The Sense And Sensibility Of Surcharges

The last time you went out to the restaurant, you might have noticed a few surcharges on your receipt. Some you may agree with, others you may disagree. For the restaurant owner, all of these surcharges share a common goal: increasing profit. You may incur a few charges in your own restaurant. We hope this guide to surcharges can give you an idea of the positives and negatives of surcharges, and the variety of them in common usage. All surcharges can be debated, as Eatocracy has proven.
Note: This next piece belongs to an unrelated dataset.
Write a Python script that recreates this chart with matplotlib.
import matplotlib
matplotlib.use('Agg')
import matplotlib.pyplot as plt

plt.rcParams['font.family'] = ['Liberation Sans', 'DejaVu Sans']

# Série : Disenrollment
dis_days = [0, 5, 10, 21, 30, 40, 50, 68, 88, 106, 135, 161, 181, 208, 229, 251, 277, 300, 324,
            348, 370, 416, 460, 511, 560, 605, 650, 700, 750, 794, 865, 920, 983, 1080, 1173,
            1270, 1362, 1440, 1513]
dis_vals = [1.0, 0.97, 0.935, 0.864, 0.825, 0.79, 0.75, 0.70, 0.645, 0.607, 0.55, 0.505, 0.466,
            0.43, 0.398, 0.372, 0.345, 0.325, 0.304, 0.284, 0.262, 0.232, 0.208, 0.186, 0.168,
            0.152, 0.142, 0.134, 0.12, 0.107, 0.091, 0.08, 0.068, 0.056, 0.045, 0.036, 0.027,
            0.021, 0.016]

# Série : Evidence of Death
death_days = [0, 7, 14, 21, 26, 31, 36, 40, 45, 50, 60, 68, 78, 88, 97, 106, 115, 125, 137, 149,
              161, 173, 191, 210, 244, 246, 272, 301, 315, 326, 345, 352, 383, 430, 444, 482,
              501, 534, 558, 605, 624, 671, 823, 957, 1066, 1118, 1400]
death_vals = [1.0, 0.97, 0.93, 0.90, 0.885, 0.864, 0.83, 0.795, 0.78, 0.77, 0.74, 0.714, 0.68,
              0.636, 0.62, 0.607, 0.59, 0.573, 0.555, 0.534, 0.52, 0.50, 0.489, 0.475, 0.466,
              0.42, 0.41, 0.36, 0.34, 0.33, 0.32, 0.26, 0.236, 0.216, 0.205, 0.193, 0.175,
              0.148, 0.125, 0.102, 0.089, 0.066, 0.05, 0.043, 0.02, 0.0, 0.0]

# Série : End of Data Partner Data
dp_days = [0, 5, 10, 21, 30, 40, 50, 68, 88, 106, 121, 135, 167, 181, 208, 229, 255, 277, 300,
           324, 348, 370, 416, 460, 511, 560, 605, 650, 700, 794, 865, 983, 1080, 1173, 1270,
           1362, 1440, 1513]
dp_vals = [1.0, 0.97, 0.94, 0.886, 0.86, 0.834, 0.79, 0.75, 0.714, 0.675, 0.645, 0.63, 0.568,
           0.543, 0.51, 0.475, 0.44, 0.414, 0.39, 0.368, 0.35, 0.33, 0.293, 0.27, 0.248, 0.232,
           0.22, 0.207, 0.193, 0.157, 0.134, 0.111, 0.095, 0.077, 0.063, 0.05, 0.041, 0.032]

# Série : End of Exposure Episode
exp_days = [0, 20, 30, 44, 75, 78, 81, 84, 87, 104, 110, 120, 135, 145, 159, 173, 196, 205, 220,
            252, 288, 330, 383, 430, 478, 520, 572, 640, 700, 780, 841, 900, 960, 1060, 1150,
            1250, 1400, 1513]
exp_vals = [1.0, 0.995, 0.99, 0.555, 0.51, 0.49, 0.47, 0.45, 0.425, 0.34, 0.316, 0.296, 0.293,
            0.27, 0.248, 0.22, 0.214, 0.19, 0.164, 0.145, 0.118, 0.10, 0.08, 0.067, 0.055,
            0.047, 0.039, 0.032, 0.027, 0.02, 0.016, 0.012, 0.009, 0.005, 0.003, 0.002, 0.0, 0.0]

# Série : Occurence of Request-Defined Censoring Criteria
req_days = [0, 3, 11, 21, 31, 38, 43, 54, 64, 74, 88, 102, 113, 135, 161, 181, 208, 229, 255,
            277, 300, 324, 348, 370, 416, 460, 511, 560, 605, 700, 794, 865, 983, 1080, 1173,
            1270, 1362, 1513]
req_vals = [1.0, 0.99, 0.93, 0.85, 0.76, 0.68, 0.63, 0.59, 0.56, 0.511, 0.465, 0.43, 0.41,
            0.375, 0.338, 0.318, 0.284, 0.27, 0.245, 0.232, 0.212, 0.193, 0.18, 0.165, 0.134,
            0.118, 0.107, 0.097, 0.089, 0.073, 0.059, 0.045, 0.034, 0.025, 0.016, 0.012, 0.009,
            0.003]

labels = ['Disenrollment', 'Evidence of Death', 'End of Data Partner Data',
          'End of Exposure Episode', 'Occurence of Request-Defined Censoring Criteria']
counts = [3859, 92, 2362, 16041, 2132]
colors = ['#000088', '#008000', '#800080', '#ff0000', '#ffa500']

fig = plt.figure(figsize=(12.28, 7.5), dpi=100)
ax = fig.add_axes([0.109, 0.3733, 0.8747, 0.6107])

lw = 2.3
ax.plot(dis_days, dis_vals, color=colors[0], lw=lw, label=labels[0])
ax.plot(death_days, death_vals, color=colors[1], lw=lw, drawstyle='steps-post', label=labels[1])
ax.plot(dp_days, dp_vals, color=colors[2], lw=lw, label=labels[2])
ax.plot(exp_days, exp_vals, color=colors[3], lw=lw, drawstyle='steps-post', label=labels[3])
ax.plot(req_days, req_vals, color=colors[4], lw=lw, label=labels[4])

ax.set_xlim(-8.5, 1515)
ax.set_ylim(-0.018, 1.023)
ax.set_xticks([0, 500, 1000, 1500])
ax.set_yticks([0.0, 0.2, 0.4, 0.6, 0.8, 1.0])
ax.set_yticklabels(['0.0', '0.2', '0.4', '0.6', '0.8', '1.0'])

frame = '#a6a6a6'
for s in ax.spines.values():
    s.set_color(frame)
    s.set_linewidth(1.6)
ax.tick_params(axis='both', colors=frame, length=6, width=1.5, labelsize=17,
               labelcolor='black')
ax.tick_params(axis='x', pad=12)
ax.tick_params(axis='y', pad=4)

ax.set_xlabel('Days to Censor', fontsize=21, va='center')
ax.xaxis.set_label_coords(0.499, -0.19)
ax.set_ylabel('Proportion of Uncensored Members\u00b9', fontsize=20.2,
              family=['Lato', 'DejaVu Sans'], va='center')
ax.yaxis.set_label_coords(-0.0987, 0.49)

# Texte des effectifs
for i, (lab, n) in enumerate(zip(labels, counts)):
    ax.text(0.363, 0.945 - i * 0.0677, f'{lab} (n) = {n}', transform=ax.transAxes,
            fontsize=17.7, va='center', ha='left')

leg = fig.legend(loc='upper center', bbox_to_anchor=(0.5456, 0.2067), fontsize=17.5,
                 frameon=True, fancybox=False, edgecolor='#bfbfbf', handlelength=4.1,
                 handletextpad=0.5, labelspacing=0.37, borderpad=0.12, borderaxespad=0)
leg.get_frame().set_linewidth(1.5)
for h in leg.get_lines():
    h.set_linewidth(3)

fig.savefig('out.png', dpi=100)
Condiments are, at their base, a very minor addition to your kitchen costs, and most likely do not incur many man-hours in preparation or cleaning. Depending on the demographic of your restaurant, this may be as cheap and unobtrusive as leaving a bottles of ketchup and mustard on every table-top and offering small cups of various accoutrements to freshly shaving parmesan for pizza, pastas, and salads.

When condiments are listed as a surcharge, it’s an encouragement for the consumer to try the dishes as-is. Why have faith in a chef if you’re just going to change up the recipe? Sushi legend Jiro would throw you out for dipping his sushi in soy sauce.
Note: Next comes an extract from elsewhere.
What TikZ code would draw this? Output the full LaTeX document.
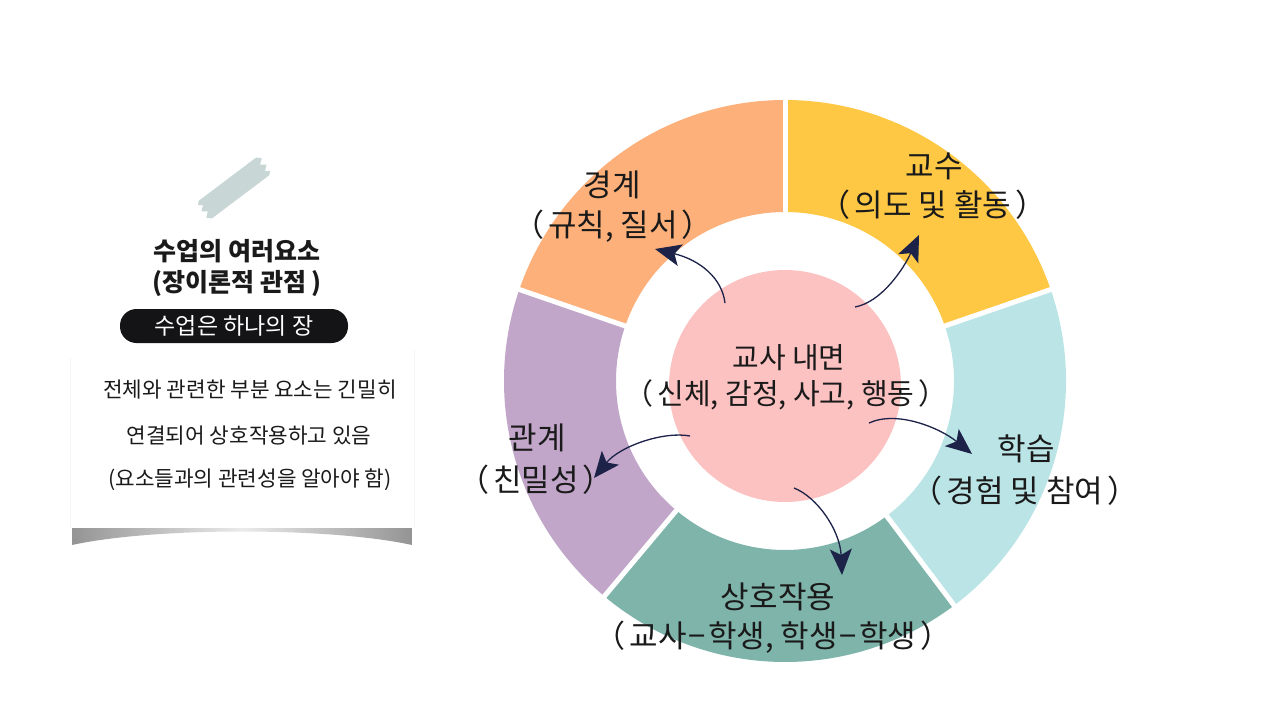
\documentclass[tikz,border=0pt]{standalone}
\usepackage{fontspec}
\newfontfamily\kr{Noto Sans CJK KR}
\usetikzlibrary{arrows.meta,calc}
\definecolor{cOrange}{RGB}{253,176,122}
\definecolor{cYellow}{RGB}{254,200,68}
\definecolor{cCyan}{RGB}{186,228,230}
\definecolor{cTeal}{RGB}{126,180,170}
\definecolor{cPurple}{RGB}{193,166,201}
\definecolor{cPink}{RGB}{252,193,193}
\definecolor{cNavy}{RGB}{28,34,72}
\definecolor{cText}{RGB}{26,26,26}
\definecolor{cPill}{RGB}{20,20,22}
\definecolor{cTape}{RGB}{200,214,214}
\newcommand\ringseg[3]{\fill[#1] ($(C)+(-#2:281)$) arc[start angle=-#2, end angle=-#3, radius=281] -- ($(C)+(-#3:169)$) arc[start angle=-#3, end angle=-#2, radius=169] -- cycle;}
\newcommand\lp{（\hspace{4pt}}
\newcommand\rp{\hspace{4pt}）}
\newcommand\dsh{\hspace{2pt}−\hspace{2pt}}
\begin{document}
\begin{tikzpicture}[x=1pt,y=-1pt,
  seglabel/.style={inner sep=0, text=cText, font=\kr\fontsize{31}{36}\selectfont},
  midlabel/.style={inner sep=0, text=cText, font=\kr\fontsize{29}{34}\selectfont},
  titletext/.style={inner sep=0, text=cText, font=\kr\bfseries\fontsize{25}{29}\selectfont},
  bodytext/.style={inner sep=0, text=cText, font=\kr\fontsize{21.3}{25}\selectfont},
  conn/.style={draw=cNavy, line width=1.3pt, -{Stealth[length=26pt,width=22pt,inset=6pt]}},
  gapline/.style={draw=white, line width=5pt}]
\useasboundingbox (0,0) rectangle (1280,720);
\fill[white] (0,0) rectangle (1280,720);

% ---------- left card ----------
\shade[left color=black!42, right color=black!42, middle color=black!8]
  (72,527) -- (412,527) -- (412,545) .. controls (330,527) and (154,527) .. (72,545) -- cycle;
\fill[white] (70,345) rectangle (414,528);
\draw[black!4, line width=1pt] (70,358) -- (70,528);
\draw[black!4, line width=1pt] (414,350) -- (414,528);

\begin{scope}[shift={(234,188)}, rotate=37]
\fill[cTape] (-36,-11) -- (36,-11) -- (40,-7) -- (35,-3) -- (40,1) -- (35,5) -- (39,8) -- (36,11)
  -- (-36,11) -- (-40,7) -- (-35,3) -- (-40,-1) -- (-35,-5) -- (-39,-8) -- cycle;
\end{scope}

\node[titletext] (title1) at (237,251) {수업의 여러요소};
\node[titletext] (title2) at (237,283) {(장이론적 관점 )};
\node[fill=cPill, rounded corners=16.5pt, minimum width=228pt, minimum height=34pt, inner sep=0,
  text=white, font=\kr\fontsize{23}{27}\selectfont] (pill) at (234,326) {수업은 하나의 장};
\node[bodytext] (body1) at (250,390) {전체와 관련한 부분 요소는 긴밀히};
\node[bodytext] (body2) at (249,436) {연결되어 상호작용하고 있음};
\node[bodytext] (body3) at (250,480) {(요소들과의 관련성을 알아야 함)};

% ---------- ring ----------
\coordinate (C) at (785,381);
\ringseg{cOrange}{90}{161}
\ringseg{cPurple}{161}{230}
\ringseg{cTeal}{230}{307}
\ringseg{cCyan}{307}{379}
\ringseg{cYellow}{19}{90}
\foreach \a in {90,161,230,307,19}
  \draw[gapline] ($(C)+(-\a:164)$) -- ($(C)+(-\a:286)$);

\node[circle, fill=cPink, minimum size=232pt, inner sep=0] (inner) at (785,386) {};

% ---------- labels ----------
\node[seglabel] (gyeong) at (612,185) {경계};
\node[seglabel] (gyeongs) at (613,226) {\lp 규칙, 질서\rp};
\node[seglabel] (gyosu) at (934,166) {교수};
\node[seglabel] (gyosus) at (933,205) {\lp 의도 및 활동\rp};
\node[midlabel] (naemyeon) at (789,358) {교사 내면};
\node[midlabel] (naemyeons) at (786,395) {\lp 신체, 감정, 사고, 행동\rp};
\node[seglabel] (gwan) at (537,438) {관계};
\node[seglabel] (gwans) at (536,480) {\lp 친밀성\rp};
\node[seglabel] (hak) at (1026,449) {학습};
\node[seglabel] (haks) at (1025,491) {\lp 경험 및 참여\rp};
\node[seglabel] (sangho) at (778,597) {상호작용};
\node[seglabel] (sanghos) at (773,637) {\lp 교사\dsh 학생, 학생\dsh 학생\rp};

% ---------- arrows ----------
\coordinate (s1) at (725,303); \coordinate (t1) at (655,249);
\coordinate (s2) at (855,307); \coordinate (t2) at (919,235);
\coordinate (s3) at (869,423); \coordinate (t3) at (972,454);
\coordinate (s4) at (690,436); \coordinate (t4) at (594,478);
\coordinate (s5) at (794,488); \coordinate (t5) at (842,575);
\draw[conn] (s1) .. controls (722,278) and (700,260) .. (t1);
\draw[conn] (s2) .. controls (882,302) and (904,268) .. (t2);
\draw[conn] (s3) .. controls (897,410) and (940,428) .. (t3);
\draw[conn] (s4) .. controls (664,431) and (620,446) .. (t4);
\draw[conn] (s5) .. controls (817,497) and (840,530) .. (t5);
\end{tikzpicture}
\end{document}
Most consumers, though, will see the surcharge as a restaurant being incredibly tight with their money. Why would you want to eat at a location that can’t spare a few cents of ketchup for my fries?
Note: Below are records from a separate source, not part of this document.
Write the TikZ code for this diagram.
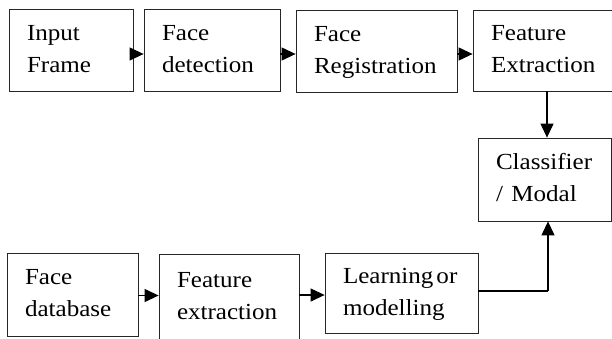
\documentclass[tikz,border=0pt]{standalone}
\usepackage{fontspec}
\setmainfont{Liberation Serif}
\usepackage{graphicx}
\usetikzlibrary{arrows.meta}
\newcommand{\sx}[1]{\strut\scalebox{1.09}[1]{#1}}
\begin{document}
\begin{tikzpicture}[x=1pt,y=-1pt,
  box/.style={draw=black!85, line width=0.8pt, rectangle, inner xsep=18pt, inner ysep=0pt,
    align=left, font=\fontsize{23}{32}\selectfont, text=black},
  conn/.style={draw=black, line width=1.1pt, -{Triangle[length=14pt,width=13pt]}},
  plain/.style={draw=black, line width=1.1pt}]
\useasboundingbox (0,0) rectangle (612,338);
\fill[white] (0,0) rectangle (612,338);
% top row
\node[box, minimum width=124pt, minimum height=82pt, text width=88pt] (b1) at (71,50) {\sx{Input}\\\sx{Frame}};
\node[box, minimum width=136pt, minimum height=82pt, text width=100pt] (b2) at (212,50) {\sx{Face}\\\sx{detection}};
\node[box, minimum width=161pt, minimum height=82pt, text width=125pt] (b3) at (376.5,51) {\sx{Face}\\\sx{Registration}};
\node[box, minimum width=148pt, minimum height=81pt, text width=112pt] (b4) at (547,50.5) {\sx{Feature}\\\sx{Extraction}};
% classifier
\node[box, minimum width=133pt, minimum height=83pt, text width=97pt] (cls) at (544.5,179.5) {\sx{Classifier}\\\sx{/ Modal}};
% bottom row
\node[box, minimum width=131pt, minimum height=83pt, text width=95pt] (d1) at (72.5,294.5) {\sx{Face}\\\sx{database}};
\node[box, minimum width=140pt, minimum height=86pt, text width=104pt] (d2) at (229,297) {\sx{Feature}\\\sx{extraction}};
\node[box, minimum width=153pt, minimum height=80pt, text width=117pt] (d3) at (401.5,293) {\sx{Learning\hspace{0.12em}or}\\\sx{modelling}};
% connectors
\draw[conn] ([yshift=-4pt]b1.east) -- ([yshift=-4pt]b1.east -| b2.west);
\draw[conn] ([yshift=-4pt]b2.east) -- ([yshift=-4pt]b2.east -| b3.west);
\draw[conn] ([yshift=-3pt]b3.east) -- ([yshift=-3pt]b3.east -| b4.west);
\draw[conn] (b4.south) -- (b4.south |- cls.north);
\draw[conn] ([yshift=-1pt]d1.east) -- ([yshift=-1pt]d1.east -| d2.west);
\draw[conn] ([yshift=2pt]d2.east) -- ([yshift=2pt]d2.east -| d3.west);
\coordinate (j) at (548,291);
\draw[plain] (d3.east |- j) -- (j);
\draw[conn] (j) -- (j |- cls.south);
\end{tikzpicture}
\end{document}
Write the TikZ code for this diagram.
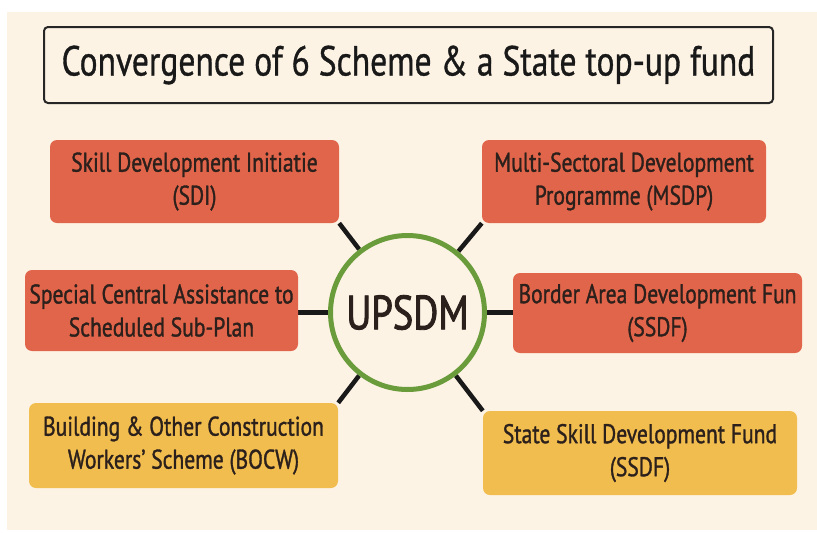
\documentclass[tikz,border=0pt]{standalone}
\usepackage{fontspec}
\setmainfont{PT Sans}[FakeStretch=0.8]
\newfontfamily\schemefont{PT Sans}[FakeStretch=0.8, FakeBold=1.2]
\newfontfamily\hubfont{PT Sans}[FakeStretch=0.8, FakeBold=1.8]
\newfontfamily\titlefont{PT Sans}[FakeStretch=0.8, FakeBold=0.8]
\usetikzlibrary{backgrounds}
\definecolor{paper}{HTML}{FDF3E4}
\definecolor{schemered}{HTML}{E1654A}
\definecolor{schemeyellow}{HTML}{F2BD4F}
\definecolor{hubgreen}{HTML}{6A9C3C}
\definecolor{ink}{HTML}{2B201B}
\tikzset{
  scheme/.style={shape=rectangle, rounded corners=7pt, draw=none, align=center, text=ink,
    inner sep=0pt, font=\schemefont\fontsize{27}{33}\selectfont},
  redbox/.style={scheme, fill=schemered},
  yellowbox/.style={scheme, fill=schemeyellow},
  link/.style={black!90, line width=4.5pt}
}
\begin{document}
\begin{tikzpicture}[x=1pt,y=-1pt]
\useasboundingbox (0,0) rectangle (817,533);

\node[draw=black!85, line width=2pt, rounded corners=4pt, fill=paper, minimum width=729pt, minimum height=76pt,
  font=\titlefont\fontsize{42}{50}\selectfont, text=black!90] (title) at (408.5,65) {Convergence of 6 Scheme \& a State top-up fund};

\node[redbox, minimum width=289pt, minimum height=83pt] (sdi) at (194.5,181.5) {Skill Development Initiatie\\(SDI)};
\node[redbox, minimum width=284pt, minimum height=83pt] (msdp) at (624,181.5) {Multi-Sectoral Development\\Programme (MSDP)};
\node[redbox, minimum width=273pt, minimum height=81pt] (scsp) at (161.5,310.5) {Special Central Assistance to\\Scheduled Sub-Plan};
\node[redbox, minimum width=289pt, minimum height=80pt] (badf) at (657.5,313) {Border Area Development Fun\\(SSDF)};
\node[yellowbox, minimum width=309pt, minimum height=85pt] (bocw) at (183.5,445.5) {Building \& Other Construction\\Workers’ Scheme (BOCW)};
\node[yellowbox, minimum width=314pt, minimum height=84pt] (ssdf) at (640,453) {State Skill Development Fund\\(SSDF)};

\node[circle, draw=hubgreen, line width=5pt, fill=paper, minimum size=154pt, inner sep=0pt, text=ink,
  font=\hubfont\fontsize{48}{58}\selectfont] (hub) at (407.5,312.5) {UPSDM};

\begin{scope}[on background layer]
\fill[paper] (7,12) rectangle (817,530);
\draw[link] (sdi.south east) -- (hub);
\draw[link] (msdp.south west) -- (hub);
\draw[link] (scsp.east |- hub) -- (hub);
\draw[link] (badf.west |- hub) -- (hub);
\draw[link] (bocw.north east) -- (hub);
\draw[link] (ssdf.north west) -- (hub);
\end{scope}

\end{tikzpicture}
\end{document}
The debate is lengthy, and one we’ve discussed before. Charging for condiments has its positives and negatives.

Bringing Your Own Food/Drink

The fact of the matter is, for the most part, if any outside food or drink is brought into your restaurant, that’s a sale you won’t be making. Parents may bring a meal for their children, stating they’re picky eaters. For adult celebrations, consumers may bring in a bottle of wine or cake that they’d like to eat. If your restaurant sells desserts or drinks, you’d like them to eat your own, especially if they’ll be using your plates, cutlery, and glasses for the occasion.

A small surcharge may discourage the practice. At the same time, it may incur problems, especially if people have dietary restrictions or weren’t informed of the surcharge.

Tips For Large Parties

While tipping is not a requirement in America as much as death and taxes are, it’s a socially-expected custom of eating out. Many restaurant employees are paid on the basis that they’ll be tipped, and when handling a large party, that’s an immediate upgrade in the amount of work they’ll be doing. Such a “gratuity included” on a check allows an assurance that your staff will receive a tip that’s acceptable, and leave it up to the consumer to see if they want to add an extra tip.

The negative side of this is that there are people that oppose the concept of tipping, and will argue to have this surcharge removed. If there is particularly bad service, a customer may not want to tip at all, and not feel beholden even to the included tip.

Time And Reservations

Peak hours of the day might lead to crowding and such; a possible surcharge during the dinner hours may make seating more competitive. If you’d pay more to get into a packed club, you could pay more for a table during dinner. You could always reserve a table, but  canceling or bailing on a reservation could possibly incur a fine. For these situations, you may want to charge the surcharge up front, and not apply it to the dinner when they show up.